We are gathering more info on the issue. Any other suggestions?

Thanks!

hello carolina.trejos,

did you apply that libnvargus.so to r32.7.2 directly?

since I’ve based-on r32.7.5 to cherry-pick couple of fixes to re-build libnvargus.
you must moving to JP-4.6.5/r32.7.5 to apply that pre-built update, or, it might have some dependency issues.

Hi @JerryChang,

We updated and tested JP-5.1.2, and the error seems different but the behavior is ultimately the same. We get the following error.
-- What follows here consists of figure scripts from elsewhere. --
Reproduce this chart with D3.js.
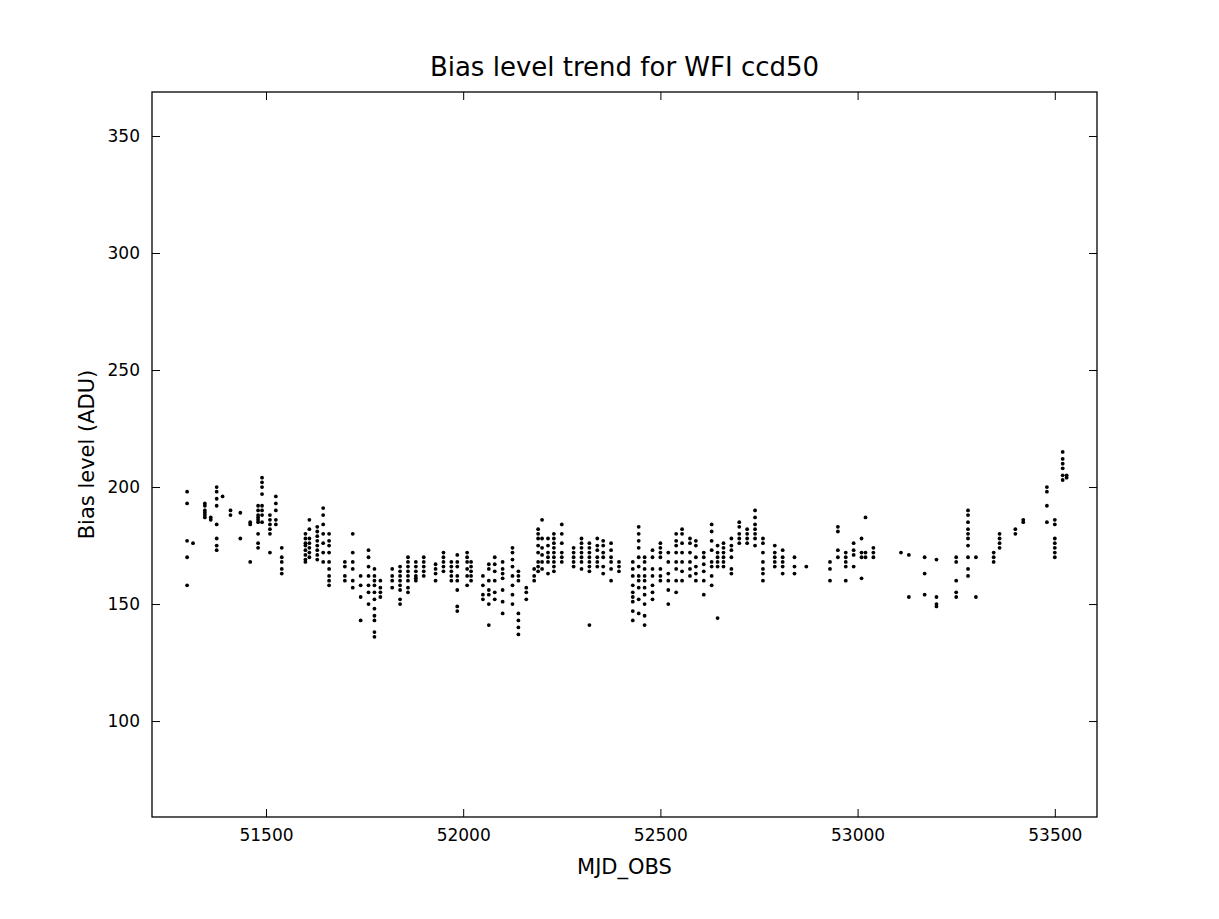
<!DOCTYPE html><html><head><meta charset="utf-8">
<script src="https://cdn.jsdelivr.net/npm/d3@7"></script>
<style>body{margin:0;background:#fff}text{font-family:"DejaVu Sans",sans-serif}</style></head><body>
<svg id="c" width="1219" height="919"></svg>
<script>
const title="Bias level trend for WFI ccd50";
const xLabel="MJD_OBS";
const yLabel="Bias level (ADU)";
const xTicks=[51500,52000,52500,53000,53500];
const yTicks=[100,150,200,250,300,350];
// each night: [MJD, bias values]
const nights=[
[51300,[198,193,177,170,158]],[51315,[176]],[51345,[189,190,192,193,187,188]],[51360,[186,187]],
[51375,[200,198,195,192,184,178,175,173]],[51390,[196]],[51410,[190,188]],[51435,[189,178]],
[51460,[185,184,168]],[51480,[186,188,190,192,187,185,180,176,174]],[51490,[204,202,200,197,192,190,188,185]],
[51510,[188,186,184,182,180,172]],[51525,[196,193,190,186,184]],[51540,[174,170,168,165,163]],
[51600,[180,178,176,175,173,171,169,168]],[51610,[186,182,178,176,174,172,170]],
[51630,[183,181,179,177,175,173,171,169]],[51645,[191,188,184,180,176,172,168]],
[51660,[180,177,175,172,168,165,162,160,158]],[51700,[168,166,162,160]],[51720,[180,172,168,165,160,157]],
[51740,[162,158,153,143]],[51760,[173,170,166,162,158,155,150]],
[51775,[165,162,160,158,155,152,148,145,143,138,136]],[51790,[160,157,155,153]],[51820,[165,162,160,157]],
[51840,[166,164,162,160,158,156,152,150]],[51860,[170,168,166,164,162,160,157,155]],
[51880,[168,166,164,162,161,160]],[51900,[170,168,166,164,162]],[51930,[167,165,163,160]],
[51950,[172,170,168,166,164]],[51970,[168,166,164,162,160]],[51985,[171,168,166,162,160,156,149,147]],
[52010,[172,170,168,165,162,158]],[52020,[168,166,164,162,160]],[52050,[162,158,154,152]],
[52065,[167,165,160,156,154,150,141]],[52080,[170,167,164,160,155,152]],[52100,[168,165,163,161,156,151,146]],
[52125,[174,172,169,166,162,158,154,150]],[52140,[164,162,160,146,143,140,137]],[52160,[157,155,152]],
[52180,[165,162,160]],[52190,[182,180,178,175,172,168,166,164]],[52200,[186,178,174,171,168,165]],
[52215,[178,175,172,170,168,163]],[52230,[180,178,176,174,172,170,168,166,164]],[52250,[184,180,176,172,170,168]],
[52280,[174,172,170,168,166]],[52300,[178,176,174,172,170,168,165]],[52320,[176,174,172,170,168,166,164,141]],
[52340,[178,175,173,170,168,166]],[52355,[177,175,172,170,166,163]],[52375,[176,173,170,168,165,160]],
[52395,[168,166,164]],[52430,[168,165,162,158,155,153,151,147,143]],
[52445,[183,180,177,174,170,166,162,160,157,152,146]],[52460,[170,168,165,162,160,157,154,150,145,141]],
[52480,[173,170,165,162,158,155,152]],[52500,[176,174,172,170,165,162,160]],[52520,[172,168,163,160,156,150]],
[52540,[180,177,175,172,168,165,160,155]],[52555,[182,180,176,172,168,164,160]],[52575,[178,176,172,168,165,162]],
[52590,[177,175,170,166,163,160]],[52610,[172,170,167,164,160,154]],[52630,[184,181,177,173,168,166,162,158]],
[52645,[175,172,170,168,166,144]],[52660,[176,174,172,170,168,166]],[52680,[178,175,173,170,165,163]],
[52700,[185,183,180,178,176]],[52720,[182,180,178,176]],[52740,[190,187,184,182,180,178,175]],
[52760,[178,176,172,168,165,163,160]],[52790,[175,172,170,168,166]],[52810,[173,170,168,166,163]],
[52840,[170,166,163]],[52870,[166]],[52930,[168,165,160]],[52950,[183,181,173,170]],
[52970,[172,170,168,166,160]],[52990,[176,173,171,166]],[53010,[178,172,170,161]],[53020,[187,172,170]],
[53040,[174,172,170]],[53110,[172]],[53130,[171,153]],[53170,[170,163,154]],[53200,[169,153,150,149]],
[53250,[170,168,160,155,153]],[53280,[190,188,185,182,180,178,175,170,165,162]],[53300,[170,153]],
[53345,[172,170,168]],[53360,[180,178,176,174]],[53400,[182,180]],[53420,[186,185]],
[53480,[200,198,192,185]],[53500,[186,184,178,176,174,172,170]],[53520,[215,212,210,208,205,203]],[53530,[205,204]]
];
const pts=nights.flatMap(([m,vs])=>vs.map(v=>[m,v]));
const svg=d3.select("#c");
const L=152,R=1097,T=92,B=817;
const x=d3.scaleLinear().domain([51211,53607]).range([L,R]);
const y=d3.scaleLinear().domain([59,368.8]).range([B,T]);
svg.append("g").selectAll("circle").data(pts).join("circle")
 .attr("cx",d=>x(d[0])).attr("cy",d=>y(d[1])).attr("r",1.9).attr("fill","#000");
const ax=(g,a)=>g.call(a).call(s=>s.select(".domain").remove()).call(s=>s.selectAll("text").attr("font-size",17).attr("font-family","DejaVu Sans").attr("fill","#000")).call(s=>s.selectAll("line").attr("stroke","#000"));
svg.append("g").attr("transform",`translate(0,${B})`).call(g=>ax(g,d3.axisBottom(x).tickValues(xTicks).tickFormat(d3.format("d")).tickSizeInner(-8).tickPadding(12)));
svg.append("g").attr("transform",`translate(0,${T})`).call(g=>ax(g,d3.axisTop(x).tickValues(xTicks).tickFormat("").tickSizeInner(-8)));
svg.append("g").attr("transform",`translate(${L},0)`).call(g=>ax(g,d3.axisLeft(y).tickValues(yTicks).tickFormat(d3.format("d")).tickSizeInner(-8).tickPadding(12)));
svg.append("g").attr("transform",`translate(${R},0)`).call(g=>ax(g,d3.axisRight(y).tickValues(yTicks).tickFormat("").tickSizeInner(-8)));
svg.append("rect").attr("x",L).attr("y",T).attr("width",R-L).attr("height",B-T).attr("fill","none").attr("stroke","#000").attr("stroke-width",1.3);
svg.append("text").attr("x",(L+R)/2).attr("y",76).attr("text-anchor","middle").attr("font-size",26).text(title);
svg.append("text").attr("x",(L+R)/2).attr("y",874).attr("text-anchor","middle").attr("font-size",21).text(xLabel);
svg.append("text").attr("transform",`translate(94,${(T+B)/2}) rotate(-90)`).attr("text-anchor","middle").attr("font-size",21).text(yLabel);
</script></body></html>
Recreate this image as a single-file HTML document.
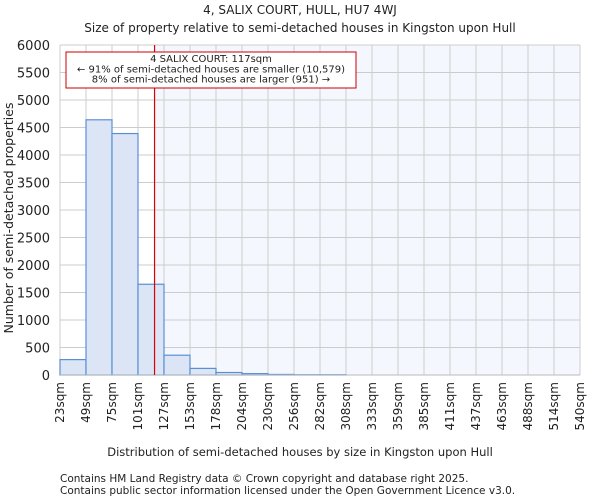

Setting pipeline to PAUSED …
Pipeline is live and does not need PREROLL …
0:00:00.791217314 45606 0xaaaadea59b00 DEBUG nvarguscamerasrc gstnvarguscamerasrc.cpp:1449:gst_nv_argus_camera_set_caps: Received caps video/x-raw(memory:NVMM), width=(int)1920, height=(int)1080, format=(string)NV12, framerate=(fraction)30/1
Setting pipeline to PLAYING …
New clock: GstSystemClock
Error generated. /dvs/git/dirty/git-master_linux/multimedia/nvgstreamer/gst-nvarguscamera/gstnvarguscamerasrc.cpp, threadExecute:694 NvBufSurfaceFromFd Failed.
Error generated. /dvs/git/dirty/git-master_linux/multimedia/nvgstreamer/gst-nvarguscamera/gstnvarguscamerasrc.cpp, threadFunction:247 (propagating)
ERROR: from element /GstPipeline:pipeline0/GstNvArgusCameraSrc:nvarguscamerasrc0: DISCONNECTED
Additional debug info:
Argus Error Status
GST_ARGUS: Creating output stream
CONSUMER: Waiting until producer is connected…
GST_ARGUS: Available Sensor modes :
GST_ARGUS: 1920 x 1080 FR = 29,999999 fps Duration = 33333334 ; Analog Gain range min 1,000000, max 31,622776; Exposure Range min 118000, max 33333000;

hello carolina.trejos,

honestly, there’re several camera bugs within JP-5.1.2/r35.4.1.
for instance,

  1. Topic 268833, JP-5.1.2 camera firmware to update deskew algorithm, and also stability fixes.
  2. Topic 268519, memory corruption within libnvargus for multiple camera use-case.
  3. Topic 305949, Argus long run stability issue fixes.